WHAT TO WORK ON: Output the lines that follow exactly as they are.

— start of GIVEN INFORMATION —

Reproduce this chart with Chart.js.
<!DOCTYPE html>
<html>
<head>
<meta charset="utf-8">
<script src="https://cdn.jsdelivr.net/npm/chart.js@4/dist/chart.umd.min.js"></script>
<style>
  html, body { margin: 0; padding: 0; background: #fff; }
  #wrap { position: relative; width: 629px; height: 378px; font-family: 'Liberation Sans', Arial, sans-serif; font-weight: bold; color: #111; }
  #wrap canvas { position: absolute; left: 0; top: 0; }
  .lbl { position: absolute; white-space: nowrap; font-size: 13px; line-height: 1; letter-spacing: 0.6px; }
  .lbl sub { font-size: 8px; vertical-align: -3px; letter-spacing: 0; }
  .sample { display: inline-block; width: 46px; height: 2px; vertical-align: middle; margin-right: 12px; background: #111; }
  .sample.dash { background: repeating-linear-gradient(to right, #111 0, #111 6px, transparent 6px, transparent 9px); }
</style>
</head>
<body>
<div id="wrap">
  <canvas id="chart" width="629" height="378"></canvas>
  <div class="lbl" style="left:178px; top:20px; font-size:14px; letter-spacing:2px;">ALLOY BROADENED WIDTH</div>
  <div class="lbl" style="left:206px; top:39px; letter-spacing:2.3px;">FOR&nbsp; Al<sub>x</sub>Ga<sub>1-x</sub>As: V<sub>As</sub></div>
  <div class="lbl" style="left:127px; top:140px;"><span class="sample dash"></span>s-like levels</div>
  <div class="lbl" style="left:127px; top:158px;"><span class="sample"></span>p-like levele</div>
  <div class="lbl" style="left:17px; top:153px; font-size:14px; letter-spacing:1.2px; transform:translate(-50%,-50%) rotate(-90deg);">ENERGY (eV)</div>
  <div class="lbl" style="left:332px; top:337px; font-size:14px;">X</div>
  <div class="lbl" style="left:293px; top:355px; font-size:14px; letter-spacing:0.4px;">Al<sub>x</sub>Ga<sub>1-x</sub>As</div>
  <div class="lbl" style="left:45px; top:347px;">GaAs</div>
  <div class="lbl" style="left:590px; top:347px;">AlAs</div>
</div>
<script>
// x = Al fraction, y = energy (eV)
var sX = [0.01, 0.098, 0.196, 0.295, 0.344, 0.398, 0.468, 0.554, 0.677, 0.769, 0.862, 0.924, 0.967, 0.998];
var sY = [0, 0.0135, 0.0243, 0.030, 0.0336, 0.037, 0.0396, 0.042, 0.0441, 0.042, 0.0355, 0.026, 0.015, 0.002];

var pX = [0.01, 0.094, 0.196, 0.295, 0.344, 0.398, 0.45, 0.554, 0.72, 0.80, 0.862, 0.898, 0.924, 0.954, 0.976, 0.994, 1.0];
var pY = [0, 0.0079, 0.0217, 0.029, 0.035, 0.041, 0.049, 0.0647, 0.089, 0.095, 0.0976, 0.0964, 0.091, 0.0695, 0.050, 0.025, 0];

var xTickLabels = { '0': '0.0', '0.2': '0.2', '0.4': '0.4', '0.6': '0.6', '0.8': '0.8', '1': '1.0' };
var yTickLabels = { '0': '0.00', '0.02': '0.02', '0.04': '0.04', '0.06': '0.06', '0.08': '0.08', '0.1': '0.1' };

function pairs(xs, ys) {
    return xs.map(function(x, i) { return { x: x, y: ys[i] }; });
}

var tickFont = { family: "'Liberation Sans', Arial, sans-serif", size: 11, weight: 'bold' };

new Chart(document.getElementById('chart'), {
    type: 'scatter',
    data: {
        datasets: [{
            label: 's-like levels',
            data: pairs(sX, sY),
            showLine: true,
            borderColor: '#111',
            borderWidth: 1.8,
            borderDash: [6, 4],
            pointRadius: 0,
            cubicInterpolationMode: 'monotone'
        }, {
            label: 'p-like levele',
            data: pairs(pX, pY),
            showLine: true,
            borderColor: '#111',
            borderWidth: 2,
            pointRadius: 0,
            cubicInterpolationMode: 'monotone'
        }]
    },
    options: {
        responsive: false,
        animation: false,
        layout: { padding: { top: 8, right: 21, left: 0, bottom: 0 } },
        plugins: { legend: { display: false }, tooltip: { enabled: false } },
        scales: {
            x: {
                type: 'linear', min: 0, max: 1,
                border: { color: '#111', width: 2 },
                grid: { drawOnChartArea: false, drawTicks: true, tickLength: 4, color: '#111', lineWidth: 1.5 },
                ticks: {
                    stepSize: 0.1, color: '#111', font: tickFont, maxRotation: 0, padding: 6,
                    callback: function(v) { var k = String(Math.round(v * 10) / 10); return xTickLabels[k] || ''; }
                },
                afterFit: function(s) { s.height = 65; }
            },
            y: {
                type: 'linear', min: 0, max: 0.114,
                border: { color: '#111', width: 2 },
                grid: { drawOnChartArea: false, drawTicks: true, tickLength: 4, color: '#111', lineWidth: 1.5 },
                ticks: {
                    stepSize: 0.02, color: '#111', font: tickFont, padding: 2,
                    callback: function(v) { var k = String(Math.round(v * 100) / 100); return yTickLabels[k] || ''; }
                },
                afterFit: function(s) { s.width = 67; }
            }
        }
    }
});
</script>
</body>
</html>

— end of GIVEN INFORMATION —

CORRECT ANSWER:
Reproduce this chart with Chart.js.
<!DOCTYPE html>
<html>
<head>
<meta charset="utf-8">
<script src="https://cdn.jsdelivr.net/npm/chart.js@4/dist/chart.umd.min.js"></script>
<style>
  html, body { margin: 0; padding: 0; background: #fff; }
  #wrap { position: relative; width: 629px; height: 378px; font-family: 'Liberation Sans', Arial, sans-serif; font-weight: bold; color: #111; }
  #wrap canvas { position: absolute; left: 0; top: 0; }
  .lbl { position: absolute; white-space: nowrap; font-size: 13px; line-height: 1; letter-spacing: 0.6px; }
  .lbl sub { font-size: 8px; vertical-align: -3px; letter-spacing: 0; }
  .sample { display: inline-block; width: 46px; height: 2px; vertical-align: middle; margin-right: 12px; background: #111; }
  .sample.dash { background: repeating-linear-gradient(to right, #111 0, #111 6px, transparent 6px, transparent 9px); }
</style>
</head>
<body>
<div id="wrap">
  <canvas id="chart" width="629" height="378"></canvas>
  <div class="lbl" style="left:178px; top:20px; font-size:14px; letter-spacing:2px;">ALLOY BROADENED WIDTH</div>
  <div class="lbl" style="left:206px; top:39px; letter-spacing:2.3px;">FOR&nbsp; Al<sub>x</sub>Ga<sub>1-x</sub>As: V<sub>As</sub></div>
  <div class="lbl" style="left:127px; top:140px;"><span class="sample dash"></span>s-like levels</div>
  <div class="lbl" style="left:127px; top:158px;"><span class="sample"></span>p-like levele</div>
  <div class="lbl" style="left:17px; top:153px; font-size:14px; letter-spacing:1.2px; transform:translate(-50%,-50%) rotate(-90deg);">ENERGY (eV)</div>
  <div class="lbl" style="left:332px; top:337px; font-size:14px;">X</div>
  <div class="lbl" style="left:293px; top:355px; font-size:14px; letter-spacing:0.4px;">Al<sub>x</sub>Ga<sub>1-x</sub>As</div>
  <div class="lbl" style="left:45px; top:347px;">GaAs</div>
  <div class="lbl" style="left:590px; top:347px;">AlAs</div>
</div>
<script>
// x = Al fraction, y = energy (eV)
var sX = [0.01, 0.098, 0.196, 0.295, 0.344, 0.398, 0.468, 0.554, 0.677, 0.769, 0.862, 0.924, 0.967, 0.998];
var sY = [0, 0.0135, 0.0243, 0.030, 0.0336, 0.037, 0.0396, 0.042, 0.0441, 0.042, 0.0355, 0.026, 0.015, 0.002];

var pX = [0.01, 0.094, 0.196, 0.295, 0.344, 0.398, 0.45, 0.554, 0.72, 0.80, 0.862, 0.898, 0.924, 0.954, 0.976, 0.994, 1.0];
var pY = [0, 0.0079, 0.0217, 0.029, 0.035, 0.041, 0.049, 0.0647, 0.089, 0.095, 0.0976, 0.0964, 0.091, 0.0695, 0.050, 0.025, 0];

var xTickLabels = { '0': '0.0', '0.2': '0.2', '0.4': '0.4', '0.6': '0.6', '0.8': '0.8', '1': '1.0' };
var yTickLabels = { '0': '0.00', '0.02': '0.02', '0.04': '0.04', '0.06': '0.06', '0.08': '0.08', '0.1': '0.1' };

function pairs(xs, ys) {
    return xs.map(function(x, i) { return { x: x, y: ys[i] }; });
}

var tickFont = { family: "'Liberation Sans', Arial, sans-serif", size: 11, weight: 'bold' };

new Chart(document.getElementById('chart'), {
    type: 'scatter',
    data: {
        datasets: [{
            label: 's-like levels',
            data: pairs(sX, sY),
            showLine: true,
            borderColor: '#111',
            borderWidth: 1.8,
            borderDash: [6, 4],
            pointRadius: 0,
            cubicInterpolationMode: 'monotone'
        }, {
            label: 'p-like levele',
            data: pairs(pX, pY),
            showLine: true,
            borderColor: '#111',
            borderWidth: 2,
            pointRadius: 0,
            cubicInterpolationMode: 'monotone'
        }]
    },
    options: {
        responsive: false,
        animation: false,
        layout: { padding: { top: 8, right: 21, left: 0, bottom: 0 } },
        plugins: { legend: { display: false }, tooltip: { enabled: false } },
        scales: {
            x: {
                type: 'linear', min: 0, max: 1,
                border: { color: '#111', width: 2 },
                grid: { drawOnChartArea: false, drawTicks: true, tickLength: 4, color: '#111', lineWidth: 1.5 },
                ticks: {
                    stepSize: 0.1, color: '#111', font: tickFont, maxRotation: 0, padding: 6,
                    callback: function(v) { var k = String(Math.round(v * 10) / 10); return xTickLabels[k] || ''; }
                },
                afterFit: function(s) { s.height = 65; }
            },
            y: {
                type: 'linear', min: 0, max: 0.114,
                border: { color: '#111', width: 2 },
                grid: { drawOnChartArea: false, drawTicks: true, tickLength: 4, color: '#111', lineWidth: 1.5 },
                ticks: {
                    stepSize: 0.02, color: '#111', font: tickFont, padding: 2,
                    callback: function(v) { var k = String(Math.round(v * 100) / 100); return yTickLabels[k] || ''; }
                },
                afterFit: function(s) { s.width = 67; }
            }
        }
    }
});
</script>
</body>
</html>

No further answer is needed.